Sous les projecteurs
La littérature québécoise se porte bien, encore une fois merci, mais elle se porterait encore mieux si l’on croyait, au sens quasi religieux du terme, à ses qualités. Si les patrons des chaînes de télé, les producteurs, ceux qui tiennent les cordons de la bourse y croyaient eux aussi. Et si les lecteurs, avant tout, y croyaient. Si l’on cessait de la comparer à la littérature française, comme on compare nos langues respectives, en s’empêtrant dans nos contradictions (on a honte de parler québécois, mais on méprise les Québécois qui parlent "à la française").
Après tout, la France n’a pas le monopole du français. Gabrielle Roy était manitobaine, Anne Hébert venait de Québec, et leur parfaite maîtrise de la langue est indubitable. Et puis, le monde change, l’ère des étiquettes nationalistes achève.

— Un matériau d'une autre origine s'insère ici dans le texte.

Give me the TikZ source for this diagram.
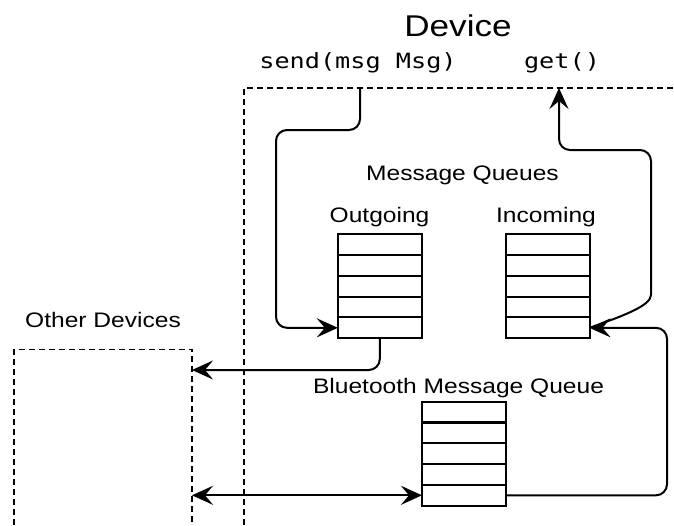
\documentclass[tikz,border=0pt]{standalone}
\usepackage{fontspec}
\setmainfont[FakeStretch=1.17]{Liberation Sans}
\newfontfamily\codefont[FakeStretch=1.2]{DejaVu Sans Mono}
\usetikzlibrary{arrows.meta}
\begin{document}
\begin{tikzpicture}[x=1pt,y=-1pt,
  row/.style={draw, line width=2pt, minimum width=84pt, minimum height=20.85pt, inner sep=0pt, outer sep=0pt},
  lbl/.style={anchor=base, inner sep=0pt, text=black, font=\fontsize{21}{25}\selectfont},
  code/.style={anchor=base, inner sep=0pt, font=\codefont\fontsize{21}{25}\selectfont},
  bound/.style={draw, dash pattern=on 6pt off 4pt, line width=1.9pt},
  conn/.style={line width=2pt, rounded corners=11pt},
  headend/.style={-{Stealth[length=21pt,width=19pt,inset=8pt]}},
  headboth/.style={{Stealth[length=21pt,width=19pt,inset=8pt]}-{Stealth[length=21pt,width=19pt,inset=8pt]}}
]
\useasboundingbox[fill=white] (0,0) rectangle (674,525);

% labels
\node[anchor=base, inner sep=0pt, font=\fontsize{30}{34}\selectfont] (title) at (458,36) {Device};
\node[code] (send) at (358,68) {send(msg Msg)};
\node[code] (get) at (562,68) {get()};
\node[lbl] (mq) at (462.5,180) {Message Queues};
\node[lbl] (outl) at (379.5,222) {Outgoing};
\node[lbl] (inl) at (546,222) {Incoming};
\node[lbl] (othl) at (103,327) {Other Devices};
\node[lbl] (btl) at (458.5,393) {Bluetooth Message Queue};

% boundaries
\draw[bound] (244,525) -- (244,88) -- (674,88);
\draw[bound] (14,525) -- (14,349.5) -- (192,349.5) -- (192,525);
\coordinate (othedge) at (192,349.5);
\coordinate (sendpt) at (360,88);
\coordinate (getpt) at (559,88);

% queues
\foreach \i in {1,...,5} {
  \node[row] (out\i) at (379.8, {234+20.85*(\i-0.5)}) {};
  \node[row] (in\i) at (547.5, {234+20.85*(\i-0.5)}) {};
  \node[row] (bt\i) at (464, {401.7+20.8*(\i-0.5)}) {};
}
\coordinate (othA) at (othedge |- 0,370);
\coordinate (othB) at (othedge |- bt5.west);

% connectors
\draw[conn,headend] (sendpt) |- (276,130) |- (out5.west);
\draw[conn,headend] (in5.east) .. controls (620,317) and (651,306) .. (651,284) -- (651,150) -- (559,150) -- (getpt);
\draw[conn,headend] (bt5.east) -| (667,400) |- (in5.east);
\draw[conn,headend] (out5.south) |- (othA);
\draw[line width=2pt, headboth] (othB) -- (bt5.west);
\end{tikzpicture}
\end{document}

Bientôt on ne pourra plus parler de littérature française, ou québécoise, ou canadienne sans mélanger nos pinceaux. Yann Martel, cet auteur québécois, né de parents québécois francophones, qui écrit en anglais, publie chez un éditeur canadien-anglais, est traduit (du moins, jusqu’à maintenant) chez des éditeurs québécois, vient de remporter le Booker Prize: son cas n’est-il pas un éclatant exemple que la littérature québécoise a changé? Les étiquettes abolies, ce sera peut-être la fin des préjugés.